Für den inhaltlichen Erfolg des Systems sorgt die Transparenz des Abstimmungsprozesses für alle Beteiligten. Sabelleck: "Der Blick über den Tellerrand hilft, den Prozess zu beschleunigen und zu verbessern, aber auch Ressourcen zu sparen." Heute erfahren Produktionsverantwortliche so frühzeitig von den bevorstehenden Veränderungen - wenn etwa ein verändertes Medikament auf den Markt kommt -, dass Lagerbestände rechtzeitig abgebaut und damit Ressourcen gespart werden können.

Nur wenige Regeln wurden nachträglich eingeführt

Auch wenn es keine anrechenbare Verkürzung der Gesamtdurchlaufzeit gibt - "dazu sind die äußeren Abhängigkeiten von Behörden und Verordnungen zu wenig planbar" -, lässt sich heute feststellen, dass die Prozesse kaum noch ins Stocken geraten und "fehlende Unterlagen" praktisch kein Grund mehr für Verzögerungen sind. Als "wesentliche Errungenschaft" bezeichnet Beraterteam-Mitglied Schmitz darüber hinaus die Integration in die R/3-Logistik-Stammdaten, mit der zum Beispiel auch Parameter für das Supply Network Planning aktualisiert werden können.

Seit das System in Betrieb genommen wurde, läuft es erfolgreich und stabil. Nur wenige Regeln mussten zusätzlich eingeführt werden. Für das System spricht darüber hinaus, dass es praktisch alle Standorte als gelungene Koordinationsalternative angenommen haben. "Das jetzige RSPP-System ist ein Beispiel, wie durch Prozessumgestaltung, Innovation und Transparenz die Komplexität, die mit der Internationalisierung stetig wächst, beherrschbar wird", war seitens Boehringer Ingelheim zu hören. (bi)

*Gabi Visintin ist freie Journalistin in Filderstadt.

Angeklickt

Nutzen der PLM-Lösung

- Produktstart von Medikamenten und begleitende Prozeduren beschleunigt.

- Weniger Verzögerungen durch fehlende Unterlagen oder falsch adressierte Bearbeiter.

- Rasche Reaktion auf Marktanforderungen.

- Weltweit einheitliches System.

- Browser-Interface mit niedrigen Wartungskosten.
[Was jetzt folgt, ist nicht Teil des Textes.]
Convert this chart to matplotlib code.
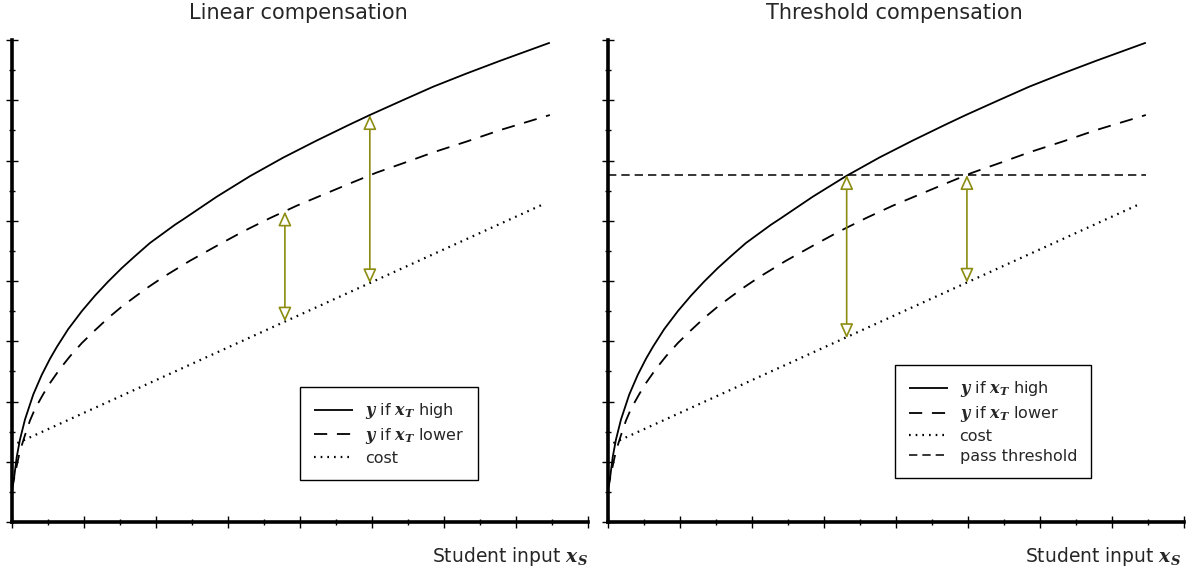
import matplotlib
matplotlib.use("Agg")
import matplotlib.pyplot as plt
from matplotlib.ticker import MultipleLocator, NullFormatter

plt.rcParams['font.family'] = ['DejaVu Sans']
plt.rcParams['mathtext.fontset'] = 'custom'
plt.rcParams['mathtext.it'] = 'DejaVu Serif:italic:bold'
plt.rcParams['mathtext.rm'] = 'DejaVu Sans'
plt.rcParams['lines.scale_dashes'] = False

# ---------------- data ----------------
titles = ["Linear compensation", "Threshold compensation"]
xlabel = "Student input $x_S$"

high_x = [0.0, 0.056, 0.13, 0.22, 0.36, 0.59, 0.825, 1.056, 1.25, 1.56, 1.94, 2.31,
          2.67, 3.05, 3.42, 3.83, 4.53, 4.76, 5.69, 6.61, 7.54, 8.46, 9.39, 9.94,
          10.87, 11.70, 12.63, 13.56, 14.94]
high_y = [1.2, 1.45, 2.15, 2.73, 3.40, 4.23, 4.88, 5.42, 5.82, 6.40, 7.00, 7.52,
          7.98, 8.43, 8.83, 9.26, 9.87, 10.05, 10.80, 11.48, 12.10, 12.66, 13.20, 13.51,
          14.01, 14.45, 14.89, 15.31, 15.91]

lower_x = [0.0, 0.083, 0.22, 0.36, 0.5, 0.64, 0.87, 1.06, 1.33, 1.61, 1.94, 2.31,
           2.68, 3.05, 3.42, 3.79, 4.20, 4.94, 5.69, 6.43, 7.17, 7.91, 8.65, 9.39,
           10.13, 10.89, 11.70, 12.63, 13.56, 14.94]
lower_y = [1.05, 1.60, 2.35, 2.88, 3.37, 3.76, 4.25, 4.62, 5.08, 5.50, 5.94, 6.37,
           6.78, 7.15, 7.48, 7.80, 8.13, 8.67, 9.17, 9.65, 10.09, 10.50, 10.87, 11.24,
           11.60, 11.92, 12.27, 12.63, 13.01, 13.51]

cost_x = [0.15, 14.78]
cost_y = [2.62, 10.56]

threshold_x = [0.0, 14.94]
threshold_y = [11.52, 11.52]

# arrows: x position, lower end, upper end
arrowsL_x = [7.58, 9.94]
arrowsL_lo = [6.65, 7.92]
arrowsL_hi = [10.31, 13.51]
arrowsR_x = [6.63, 9.97]
arrowsR_lo = [6.10, 7.94]
arrowsR_hi = [11.52, 11.52]

labels = ["$y$ if $x_T$ high", "$y$ if $x_T$ lower", "cost", "pass threshold"]

# ---------------- styles ----------------
OLIVE = '#8c8c10'
TXT = '#262626'
DASH = (0, (9.5, 7.0))
DOT = (0, (1.2, 3.6))
THR = (0, (6.0, 3.6))

W, H = 1187, 574
fig = plt.figure(figsize=(W / 100, H / 100), dpi=100)

axL = fig.add_axes([12 / W, (H - 522) / H, 576 / W, 482 / H])
axR = fig.add_axes([608 / W, (H - 522) / H, 576 / W, 482 / H])

def style(ax):
    ax.set_xlim(0, 16)
    ax.set_ylim(0, 16)
    for s in ('top', 'right'):
        ax.spines[s].set_visible(False)
    for s in ('left', 'bottom'):
        ax.spines[s].set_linewidth(2.6)
    ax.xaxis.set_major_locator(MultipleLocator(2))
    ax.xaxis.set_minor_locator(MultipleLocator(1))
    ax.yaxis.set_major_locator(MultipleLocator(2))
    ax.yaxis.set_minor_locator(MultipleLocator(1))
    ax.xaxis.set_major_formatter(NullFormatter())
    ax.yaxis.set_major_formatter(NullFormatter())
    ax.tick_params(which='major', direction='inout', length=8, width=1.0)
    ax.tick_params(which='minor', direction='inout', length=5, width=1.0)
    ax.patch.set_alpha(0)

def arrows(ax, xs, lo, hi):
    for x, a, b in zip(xs, lo, hi):
        ax.annotate('', xy=(x, b), xytext=(x, a),
                    arrowprops=dict(arrowstyle='<|-|>,head_length=0.55,head_width=0.25',
                                    mutation_scale=16, lw=1.2, ec=OLIVE, fc='white',
                                    shrinkA=0, shrinkB=0))

for i, ax in enumerate((axL, axR)):
    style(ax)
    h1, = ax.plot(high_x, high_y, color='black', lw=1.3, solid_capstyle='butt')
    h2, = ax.plot(lower_x, lower_y, color='black', lw=1.3, linestyle=DASH)
    h3, = ax.plot(cost_x, cost_y, color='black', lw=1.6, linestyle=DOT)
    hs = [h1, h2, h3]
    if i == 1:
        h4, = ax.plot(threshold_x, threshold_y, color='black', lw=1.1, linestyle=THR)
        hs.append(h4)
        arrows(ax, arrowsR_x, arrowsR_lo, arrowsR_hi)
    else:
        arrows(ax, arrowsL_x, arrowsL_lo, arrowsL_hi)
    leg = ax.legend(hs, labels[:len(hs)], loc='lower left',
                    bbox_to_anchor=(0.5, 0.087) if i == 0 else (0.498, 0.091),
                    fontsize=11.5, frameon=True, fancybox=False, framealpha=1,
                    edgecolor='black', handlelength=2.4, handletextpad=0.75,
                    borderpad=0.9, labelspacing=0.3, borderaxespad=0)
    leg.get_frame().set_linewidth(1.0)
    for t in leg.get_texts():
        t.set_color(TXT)
    ax.text(0.497, 1 + 27 / 482, titles[i], transform=ax.transAxes,
            ha='center', va='center', fontsize=15, color=TXT)
    ax.text(1.0 if i == 0 else 0.995, -35 / 482, xlabel, transform=ax.transAxes,
            ha='right', va='center', fontsize=13.5, color=TXT)

fig.savefig('out.png', dpi=100)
- Hohe Prozesstransparenz.

- Leicht erweiterbarer Prozess.

- Frühwarnsystem für Projektverantwortliche.

- Entlastung der Verantwortlichen von Koordinationsaufgaben.

Spezifika der PLM-Lösung

- Workflow-basierende R/3-Anwendung, die den Prozess sämtlicher Produktneuentwicklungen und Änderungen für Fertig- und Zwischenprodukte unterstützt. Verwaltet werden Stamm- und logistische Daten.

- Flexible Lösung auf Basis eines ausgeklügelten Regelwerks, das eine dynamische Generierung von Dialogmasken und Workflows (Standardnetzplänen) zulässt.

- Kontinuierliche Terminüberwachung.

- Workflow-basierendes Eskalations-Management.

- Einbindung der Standorte über Intranet und Citrix-Web-Zugang.

Das Unternehmen

Die Boehringer Ingelheim Pharma KG ist eines der 20 größten Pharmaunternehmen der Welt. Im Geschäftsjahr 2002 erarbeiteten fast 32 000 Mitarbeiter in 156 Tochtergesellschaften einen Umsatz von 7,6 Milliarden Euro. Das Pharmaunternehmen mit Sitz in Ingelheim erforscht, entwickelt, produziert und vertreibt Arzneimittel für die Bereiche Humanpharma und Tiergesundheit. In Deutschland sind insgesamt 8900 Mitarbeiter beschäftigt, die 2002 einen Umsatz von 797,4 Millionen Euro verwirklichten. 2002 wendete der Konzern für Forschung und Entwicklung 1,3 Milliarden Euro auf. Mit Erfolg: Bei den verschreibungspflichtigen, innovativen Produkten, die in den vergangenen zehn Jahren auf den Markt kamen, erreichte das Unternehmen im Jahr 2002 einen Anteil von 51 Prozent.